◆ **Exercise requirements**: With pictures left out, retype the lines from the start of the records through the one that contains "plt.rcParams['font.family'] = ['Liberation".

◆ **Records for the exercise**:
'''

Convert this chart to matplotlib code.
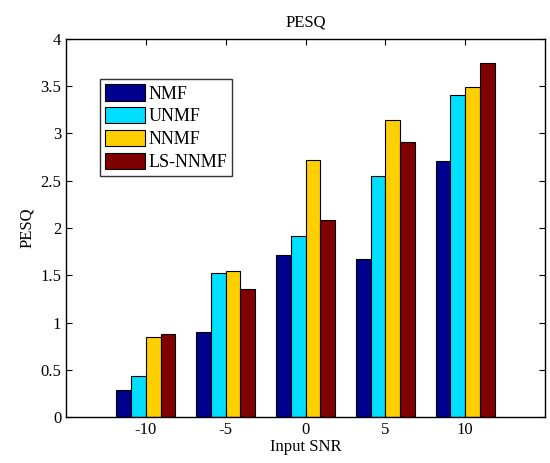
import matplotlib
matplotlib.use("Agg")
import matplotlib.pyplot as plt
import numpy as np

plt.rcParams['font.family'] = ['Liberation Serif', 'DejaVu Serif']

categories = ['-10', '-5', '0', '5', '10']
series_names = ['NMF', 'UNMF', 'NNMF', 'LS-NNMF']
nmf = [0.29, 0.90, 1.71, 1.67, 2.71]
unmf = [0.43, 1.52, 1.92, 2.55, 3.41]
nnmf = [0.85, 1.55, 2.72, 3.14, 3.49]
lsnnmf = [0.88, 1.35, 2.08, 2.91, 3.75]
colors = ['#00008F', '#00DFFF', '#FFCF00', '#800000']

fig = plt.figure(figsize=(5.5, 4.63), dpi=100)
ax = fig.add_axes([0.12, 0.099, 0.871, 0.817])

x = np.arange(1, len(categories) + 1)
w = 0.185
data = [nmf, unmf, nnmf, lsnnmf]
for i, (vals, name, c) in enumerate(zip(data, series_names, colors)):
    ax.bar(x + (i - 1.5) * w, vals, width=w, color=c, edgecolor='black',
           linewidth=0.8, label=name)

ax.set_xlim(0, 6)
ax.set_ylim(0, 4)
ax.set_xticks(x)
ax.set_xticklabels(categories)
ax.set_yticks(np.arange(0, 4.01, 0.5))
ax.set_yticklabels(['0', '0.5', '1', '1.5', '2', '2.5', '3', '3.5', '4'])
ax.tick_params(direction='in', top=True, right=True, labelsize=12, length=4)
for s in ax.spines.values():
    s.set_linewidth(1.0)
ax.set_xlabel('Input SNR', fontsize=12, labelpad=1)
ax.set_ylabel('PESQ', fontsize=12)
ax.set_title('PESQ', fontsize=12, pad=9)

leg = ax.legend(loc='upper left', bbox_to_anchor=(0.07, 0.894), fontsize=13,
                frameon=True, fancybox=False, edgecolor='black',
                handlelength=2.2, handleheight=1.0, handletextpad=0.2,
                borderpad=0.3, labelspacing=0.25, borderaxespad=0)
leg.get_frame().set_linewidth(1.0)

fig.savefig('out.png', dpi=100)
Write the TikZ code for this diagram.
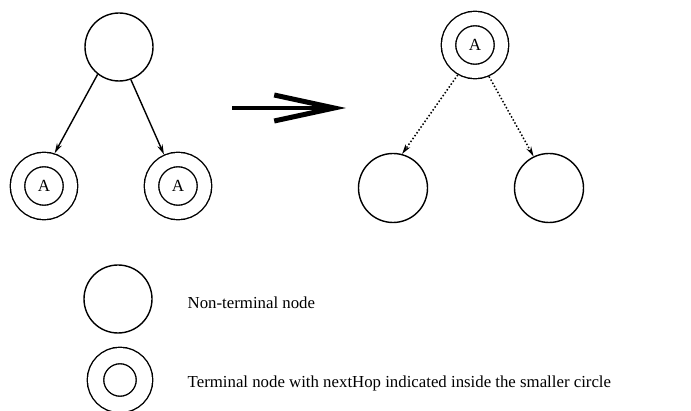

'''

◆ **Solved exercise**:
Convert this chart to matplotlib code.
import matplotlib
matplotlib.use("Agg")
import matplotlib.pyplot as plt
import numpy as np

plt.rcParams['font.family'] = ['Liberation Serif', 'DejaVu Serif']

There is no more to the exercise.